Études de têtes et de figures pour « Flaming June », 1895, par Frederick Leighton. Art Renewal Center. (Domaine public)

« Flaming June » a été acclamé par la critique lors de sa première exposition à la Royal Academy. L’histoire de sa propriété ultérieure est pleine de rebondissements. L’œuvre a été prêtée pendant plusieurs années à l’Ashmolean Museum d’Oxford, mais a été vendue par son propriétaire au début des années 1930. Elle n’est réapparue à la vente qu’en 1963, sur l’étal d’un marchand de Chelsea, d’où elle a été vendue à un encadreur pour 50 livres sterling.

La même année, plusieurs propriétaires ont suivi, dont un coiffeur, avant que le tableau ne soit acheté par un historien de l’art et un marchand spécialisé dans la réévaluation critique des œuvres victoriennes, dont il s’est fait le champion. Le marchand a vendu le tableau à Luis A. Ferré, l’un des fondateurs du Museo de Arte de Ponce, pour 1 000 dollars, et c’est ainsi qu’il est entré dans la collection du musée.

Dans plusieurs collections de musées, on trouve diverses études que Leighton a réalisées en vue de peindre « Flaming June ». Ces esquisses décrivent les draperies, la figure nue et la composition générale. Cependant, une étude de tête unique n’était connue des spécialistes que par une illustration de 1895 dans le Magazine of Art jusqu’en 2014, lorsque des spécialistes des ventes aux enchères ont évalué la succession de Mary, duchesse de Roxburghe. Simon Toll, spécialiste de l’art victorien chez Sotheby’s, décrit comment il a découvert l’étude de tête originale « accrochée derrière la porte de la chambre de Lady Roxburghe à West Horsley Place … Cette étude de tête pour le tableau est la dernière pièce du puzzle en ce qui concerne le travail préparatoire que Leighton a entrepris avant de commencer la grande peinture à l’huile. C’est une découverte passionnante. »

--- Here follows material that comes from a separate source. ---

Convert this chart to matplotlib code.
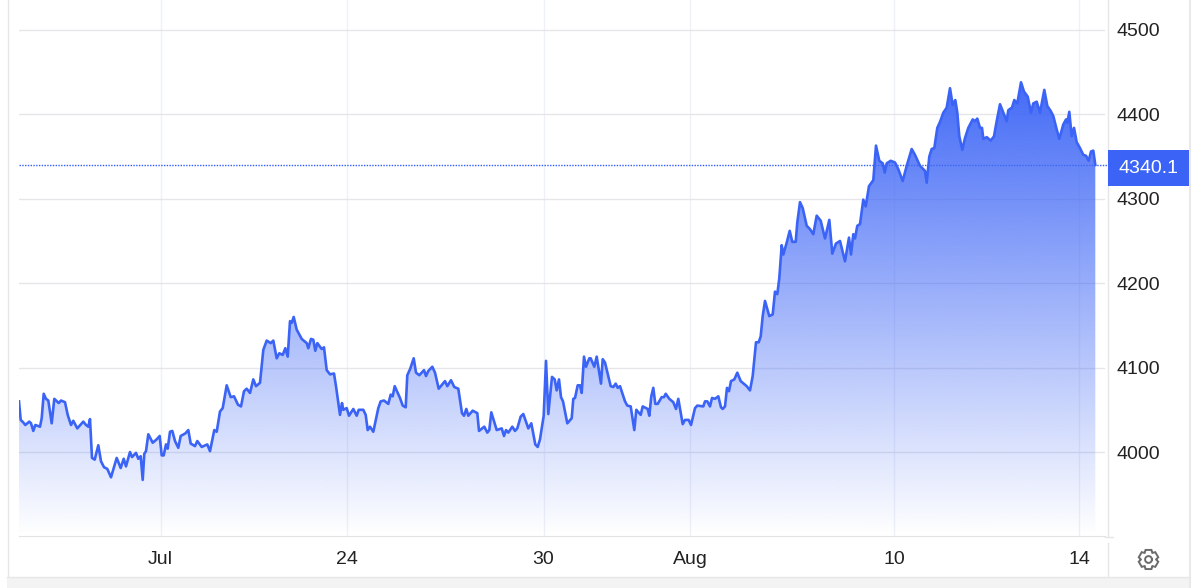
#!/usr/bin/env python3
"""Area chart of a price series with a last-value tag on the right axis."""

import matplotlib

matplotlib.use("Agg")

import matplotlib.pyplot as plt
import numpy as np
from matplotlib.lines import Line2D
from matplotlib.patches import Polygon, Rectangle

W, H = 1200, 588
PLOT_L, PLOT_R, PLOT_T, PLOT_B = 19, 1105, 0, 536

BLUE = "#3b64f6"
TEXT = "#222222"
FONT_SIZE = 14

# horizontal position along the session axis, and price
bar_pos = [
    0, 1.7, 4.3, 6.3, 10.3, 12, 14.3, 16.3, 21, 22.7, 24.7, 27, 29.3, 32.7, 35.3, 39.7, 42, 46, 48.7, 52,
    54.3, 58.3, 64.3, 67, 69.3, 71, 73, 75.7, 79.3, 82, 85, 88.3, 92, 97.7, 101.7, 104.7, 107, 111, 113, 117,
    119.3, 121.7, 123.7, 125.3, 127, 129.3, 133.7, 137.7, 140.7, 142.7, 144.7, 147, 148.7, 151, 153.3, 156, 159.3, 161.7, 166.3, 169.3,
    171.7, 176, 178.3, 182.7, 188.3, 191, 195.3, 197.7, 201, 203.7, 207.7, 211.7, 215, 219, 222, 225, 227.7, 231, 234.3, 237,
    241, 244.3, 247.7, 251.7, 254.3, 257.7, 260.3, 263.7, 266.3, 268.7, 271, 272.7, 274.7, 277.7, 282.7, 287.7, 289.3, 292, 294.3, 296.3,
    298.3, 302.7, 305, 307.7, 311, 315, 317, 321, 323, 324.3, 327.7, 330, 334.3, 337.7, 339.7, 344.3, 346.7, 348.7, 351, 354.3,
    359.3, 361.7, 365, 369.3, 371.7, 373.7, 375.7, 381, 383.7, 386.7, 388.3, 391, 394.7, 397, 400.3, 405, 407, 409.3, 413.3, 416,
    419.7, 426, 428.3, 432, 435.3, 439.3, 443, 445, 447.3, 449.3, 453.7, 458.3, 460, 465.3, 468.3, 470.3, 472.3, 477.7, 482.7, 485,
    487, 489.3, 493.3, 496, 498.3, 501.7, 504.3, 509.3, 512.3, 516.3, 518.7, 521, 524.7, 527, 529.3, 533, 535.7, 537.7, 540, 542,
    544, 548.3, 552.7, 554.3, 556, 558.7, 561, 562.7, 565, 567, 570.3, 571.7, 575.3, 577.7, 582, 583.7, 586, 591.7, 594.3, 596.7,
    598.7, 601, 606, 608.3, 611.7, 615.3, 617.3, 621.7, 623.7, 628.7, 630.3, 632.3, 634.3, 636.3, 638.7, 642.7, 645, 646.7, 650.3, 654.3,
    657, 659.3, 663.7, 666, 669.7, 672, 676, 678.3, 684.3, 686, 688.3, 691, 693, 696, 699.3, 702, 703.7, 706, 708, 710,
    712, 715.3, 718.3, 721.7, 727.7, 731, 733.7, 737, 739.7, 741.7, 743.7, 746, 750.3, 753.7, 756, 758.3, 760.3, 762.7, 764.3, 767.7,
    770.7, 773.3, 776.7, 778.3, 781, 783.7, 787.7, 791, 794.3, 797.7, 801.7, 806, 810.3, 813.3, 817, 821, 826, 830, 832, 834.3,
    836, 838.3, 841, 844.3, 846.7, 850, 854.3, 857, 860.3, 863.7, 865.7, 867.7, 871.7, 876, 879.3, 883.7, 887.7, 892.7, 896, 901,
    906, 907.7, 910.3, 912.7, 915.3, 918.3, 921, 924.3, 927.7, 931, 933.7, 936.3, 938.3, 940.3, 943.3, 946, 949.3, 953.7, 956, 958.3,
    961, 963, 964.3, 967.7, 971.7, 975, 977.7, 981, 984.3, 987.7, 989.3, 993, 995.3, 998.3, 1002, 1005, 1008.7, 1012, 1014.3, 1017.7,
    1021, 1025.3, 1028.3, 1031.7, 1034.3, 1037.7, 1040.3, 1044.3, 1047, 1048.3, 1050.3, 1052.7, 1055, 1057.7, 1061, 1064.3, 1067, 1069.7, 1072, 1074.3,
    1076.3,
]
price = [
    4060, 4038, 4035, 4032, 4036, 4034, 4025, 4032, 4030, 4040, 4069, 4063, 4061, 4034, 4063, 4058, 4061, 4059, 4044, 4032,
    4037, 4028, 4036, 4032, 4030, 4039, 3993, 3991, 4008, 3989, 3982, 3980, 3970, 3993, 3981, 3992, 3983, 4000, 3994, 3999,
    3992, 3995, 3967, 3998, 4001, 4021, 4011, 4015, 4019, 3996, 3996, 4009, 4004, 4024, 4025, 4013, 4005, 4019, 4022, 4026,
    4010, 4007, 4013, 4006, 4009, 4001, 4026, 4024, 4048, 4052, 4079, 4065, 4066, 4056, 4054, 4072, 4075, 4070, 4086, 4078,
    4082, 4121, 4132, 4129, 4132, 4111, 4117, 4115, 4123, 4113, 4155, 4153, 4160, 4145, 4134, 4129, 4123, 4134, 4133, 4120,
    4129, 4122, 4124, 4097, 4092, 4093, 4078, 4044, 4058, 4050, 4052, 4043, 4051, 4043, 4050, 4050, 4044, 4026, 4030, 4024,
    4052, 4060, 4061, 4057, 4068, 4066, 4078, 4064, 4055, 4053, 4091, 4098, 4111, 4094, 4091, 4097, 4090, 4096, 4101, 4094,
    4075, 4084, 4078, 4085, 4077, 4075, 4046, 4043, 4051, 4043, 4049, 4046, 4025, 4030, 4023, 4026, 4047, 4026, 4028, 4019,
    4026, 4023, 4030, 4025, 4028, 4042, 4045, 4028, 4034, 4009, 4006, 4015, 4043, 4108, 4045, 4089, 4086, 4073, 4086, 4065,
    4060, 4034, 4040, 4063, 4064, 4079, 4079, 4070, 4113, 4101, 4111, 4111, 4101, 4113, 4081, 4110, 4106, 4078, 4077, 4081,
    4076, 4078, 4060, 4055, 4054, 4026, 4050, 4044, 4054, 4051, 4043, 4066, 4076, 4057, 4057, 4065, 4065, 4069, 4063, 4059,
    4051, 4063, 4033, 4038, 4038, 4032, 4052, 4055, 4054, 4060, 4060, 4054, 4064, 4063, 4066, 4053, 4051, 4054, 4076, 4072,
    4084, 4086, 4094, 4084, 4078, 4073, 4090, 4130, 4130, 4137, 4161, 4179, 4161, 4163, 4190, 4187, 4206, 4245, 4234, 4248,
    4262, 4249, 4249, 4272, 4296, 4289, 4268, 4264, 4258, 4280, 4274, 4253, 4275, 4235, 4247, 4250, 4226, 4254, 4234, 4258,
    4253, 4268, 4270, 4299, 4291, 4315, 4322, 4363, 4345, 4342, 4331, 4342, 4345, 4343, 4335, 4321, 4339, 4359, 4352, 4339,
    4333, 4319, 4350, 4359, 4360, 4384, 4391, 4402, 4408, 4431, 4411, 4417, 4402, 4374, 4358, 4372, 4384, 4394, 4392, 4395,
    4384, 4384, 4371, 4373, 4369, 4374, 4392, 4412, 4402, 4392, 4405, 4408, 4417, 4413, 4438, 4427, 4421, 4402, 4413, 4415,
    4402, 4429, 4410, 4404, 4398, 4382, 4371, 4388, 4394, 4390, 4403, 4374, 4384, 4367, 4360, 4352, 4351, 4345, 4356, 4357,
    4340.1,
]

y_ticks = [4000, 4100, 4200, 4300, 4400, 4500]
x_tick_pos = [141.5, 328, 524.5, 671, 875, 1060]
x_tick_labels = ["Jul", "24", "30", "Aug", "10", "14"]
last_value = 4340.1


def fx(px):
    return px / W


def fy(py):
    return 1 - py / H


def hline(fig, x0, x1, y, color="#e6e6e8", lw=1.0):
    fig.add_artist(Line2D([fx(x0), fx(x1)], [fy(y), fy(y)], color=color, lw=lw))


def vline(fig, x, y0, y1, color="#e6e6e8", lw=1.0):
    fig.add_artist(Line2D([fx(x), fx(x)], [fy(y0), fy(y1)], color=color, lw=lw))


def draw_gear(fig, cx, cy, r_out=10.0, r_in=7.6, teeth=6):
    # outlined cog drawn in pixel space
    angles = []
    radii = []
    step = 2 * np.pi / teeth
    for i in range(teeth):
        a = i * step - np.pi / 2
        for da, r in ((-0.30, r_out), (0.30, r_out), (0.52, r_in), (step - 0.52, r_in)):
            angles.append(a + da)
            radii.append(r)
    xs = fx(cx + np.array(radii) * np.cos(angles))
    ys = fy(cy + np.array(radii) * np.sin(angles))
    fig.add_artist(Polygon(np.column_stack([xs, ys]), closed=True, fill=False,
                           edgecolor="#6b6b6b", lw=1.4, transform=fig.transFigure))
    circle = np.linspace(0, 2 * np.pi, 40)
    fig.add_artist(Line2D(fx(cx + 3.4 * np.cos(circle)), fy(cy + 3.4 * np.sin(circle)),
                          color="#6b6b6b", lw=1.4))


def main():
    plt.rcParams["font.family"] = ["Liberation Sans", "DejaVu Sans"]

    fig = plt.figure(figsize=(W / 100, H / 100), dpi=100, facecolor="white")
    ax = fig.add_axes([fx(PLOT_L), fy(PLOT_B), (PLOT_R - PLOT_L) / W, (PLOT_B - PLOT_T) / H])
    ax.set_facecolor("white")

    x = np.asarray(bar_pos, dtype=float)
    y = np.asarray(price, dtype=float)

    y_min, y_max = 3900.5, 4535.5
    x_max = PLOT_R - PLOT_L
    ax.set_xlim(0, x_max)
    ax.set_ylim(y_min, y_max)

    ax.axhline(last_value, color="#2f5bff", lw=1.0, ls=(0, (1, 1)), zorder=0.8, clip_on=False)

    # vertical gradient, strongest at the series high, cut to the area under the line
    grad = np.ones((256, 1, 4))
    grad[..., :3] = matplotlib.colors.to_rgb("#3e66f6")
    grad[:, 0, 3] = np.linspace(0.97, 0.0, 256)
    img = ax.imshow(grad, extent=[0, x_max, y_min, y.max()], aspect="auto", origin="upper", zorder=1)
    poly = ax.fill_between(x, y, y_min, color="none")
    img.set_clip_path(poly.get_paths()[0], transform=ax.transData)
    ax.set_xlim(0, x_max)
    ax.set_ylim(y_min, y_max)

    ax.plot(x, y, color=BLUE, lw=1.9, solid_joinstyle="round", zorder=2)

    ax.yaxis.tick_right()
    ax.set_yticks(y_ticks)
    ax.set_xticks(x_tick_pos, x_tick_labels)
    ax.grid(True, axis="y", color="#e6e6ea", lw=1.0, zorder=0)
    ax.grid(True, axis="x", color="#eef1f7", lw=1.0, zorder=0)
    ax.set_axisbelow(True)
    ax.tick_params(axis="y", length=0, pad=8, labelsize=FONT_SIZE, labelcolor=TEXT)
    ax.tick_params(axis="x", length=0, pad=11, labelsize=FONT_SIZE, labelcolor=TEXT)
    for side in ("top", "left", "right"):
        ax.spines[side].set_visible(False)
    ax.spines["bottom"].set_color("#e2e2e4")

    # last value tag
    tag_y = ax.transData.transform((0, last_value))[1]
    fig.add_artist(Rectangle((fx(1108), fy(186)), 81 / W, 36 / H, facecolor=BLUE, edgecolor="none",
                             transform=fig.transFigure, zorder=5))
    fig.text(fx(1148.5), fy(169), f"{last_value:.1f}", color="white", fontsize=FONT_SIZE,
             ha="center", va="center", zorder=6)
    fig.add_artist(Line2D([fx(PLOT_R), fx(1108)], [tag_y / H, tag_y / H], color="#2f5bff", lw=1.0, ls=(0, (1, 1))))

    # surrounding widget frame
    fig.add_artist(Rectangle((fx(7), 0), 1183 / W, 11 / H, facecolor="#f3f3f3", edgecolor="none",
                             transform=fig.transFigure))
    hline(fig, 7, 1190, 576.5)
    vline(fig, 7.5, 0, 576)
    vline(fig, 1189.5, 0, 588, color="#e9e9eb", lw=1.5)
    vline(fig, 1107.5, 0, 536)
    vline(fig, 1107.5, 543, 576)
    hline(fig, 1105, 1113, 536.5)

    draw_gear(fig, 1148.5, 559.5)

    fig.savefig("out.png", dpi=100, facecolor="white")
    plt.close(fig)


if __name__ == "__main__":
    main()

L’œuvre a probablement été achetée par le grand-père de Lady Roxburghe directement auprès de la succession de Leighton, qui a été vendue chez Christie’s après la mort de l’artiste en 1896. En 2015, l’héritier de Lady Roxburghe a vendu l’étude à Sotheby’s Londres pour 167 000 livres sterling, atteignant ainsi un prix record pour une œuvre sur papier de l’artiste. L’œuvre a de nouveau disparu dans une collection privée.

Photographie de Lord Leighton dans l’atelier de sa propriété au 2 Holland Park Road, 1894, par J. P. Mayall. (Domaine public)

L’occasion de s’immerger dans l’univers de Leighton et ses idéaux esthétiques spécifiques vient de réapparaître avec la réouverture, en octobre 2022, de Leighton House, la maison de l’artiste transformée en musée. La maison de Holland Park, à Londres, a fait l’objet d’une vaste rénovation de 8 millions de livres sterling. L’atelier spécialement conçu pour l’artiste, où Leighton a peint « Flaming June », a été restauré tel qu’il était du vivant de l’artiste. L’extérieur du bâtiment présente une sobre façade de briques construite dans le style classique, qui dissimule ses intérieurs d’une richesse exquise, portant des noms tels que Arab Hall (Salle arabe), Silk Room (Chambre de soie) et Narcissus Hall (Salle Narcisse), qui sont à nouveau remplis d’une grande partie de leur mobilier et de leurs décorations d’origine. Si Leighton s’est inspiré de la construction de l’Arab Hall, c’est « pour le plaisir de voir quelque chose de beau de temps en temps. »

Leighton était passé maître dans l’art de créer de la beauté dans son art et dans sa maison ; aujourd’hui, un soleil flamboyant s’est levé sur une nouvelle « ère Leighton ».